BY MARTHA WILLIAMS
Jonna Mendez, The Community Library’s current Hemingway Writer-In-Resident, will discuss her 27-year CIA career, including her tenure as the Chief of Disguise, during a free program at 6 p.m. Thursday, Sept. 1, in the Library’s Lecture Hall.
The event will focus on the film Argo, which is based on the book co-written by Jonna and her late husband Antonio J. Mendez.
The book and film recount the rescue of six U.S. diplomats from Tehran in 1980. The six Americans working for the government were not taken hostage when militants stormed the U.S. embassy in November 1979, holding 52 Americans hostage for 444 days.
Argo tells the story of how those six eventually got out of the country in an operation conceived and executed by the CIA’s operational mastermind, Antonio J. Mendez.
During the event, Jonna Mendez will share clips from the film and recount the behind-the-scenes story of Argo--both the operation itself and the making of the movie. Register at www.comlib.org to save your seat. This event will be live and in-person only. Iconoclast Books will also be on hand with Mendez’s books, and a book signing will follow the presentation.

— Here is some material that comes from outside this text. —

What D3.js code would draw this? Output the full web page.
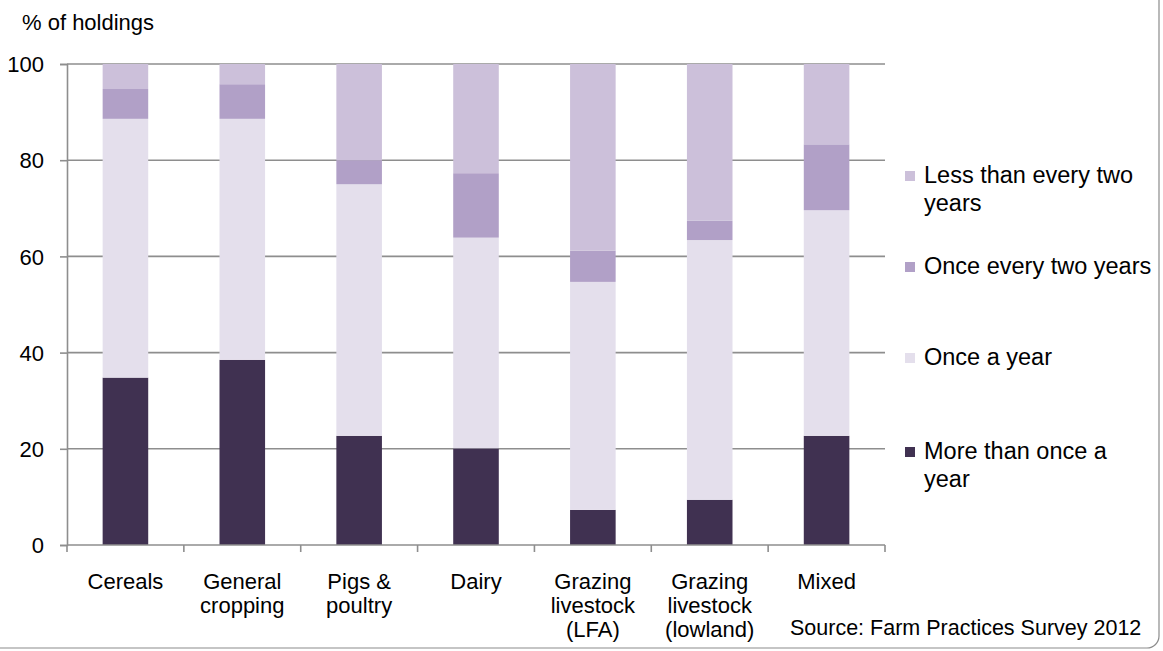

While in residency Jonna is at work on a new memoir about her career, including her work as a photographer, consultant and lecturer and her undercover work across Europe and the Far East. She was recruited into the CIA in 1966, joined the Office of Technical Services in the 1970s, and quickly became a Technical Operations Officer with a specialty in clandestine photography.
Her duties included the preparation of the CIA’s most highly placed foreign assets in the use of subminiature spy cameras and the processing of the intelligence gathered by them.
She later traveled through South and Southeast Asia as a generalist in Disguise, Identity Transformation and Clandestine Imaging. Upon returning to the States, she was assigned to Denied Area Operations for disguise, a role that took her to the most difficult and hostile operating areas of the world where she matched wits with the forces of the KGB in Moscow, the Stasi in East Germany and the Cuban DGI.
She was later promoted to the Deputy Chief of Disguise Division and then Chief of Disguise. She retired from the government in 1993 and earned the CIA’s Intelligence Commendation Medal.
In her retirement, Jonna has acted as a consultant to the U.S. intelligence community, lectured to World Affairs Councils and universities, and participated in several Discovery Channel programs on espionage. She is also a founding member of the Board of Advisors at the International Spy Museum in Washington, D.C.
With Tony, she was the author of two more books, including Spy Dust, about their work against the Soviets in Moscow during the last decade of the Cold War. That book is now recommended reading for new recruits in the U.S. Intelligence Community agencies. The other is The Moscow Rules, about their experiences working for the CIA during the Cold War.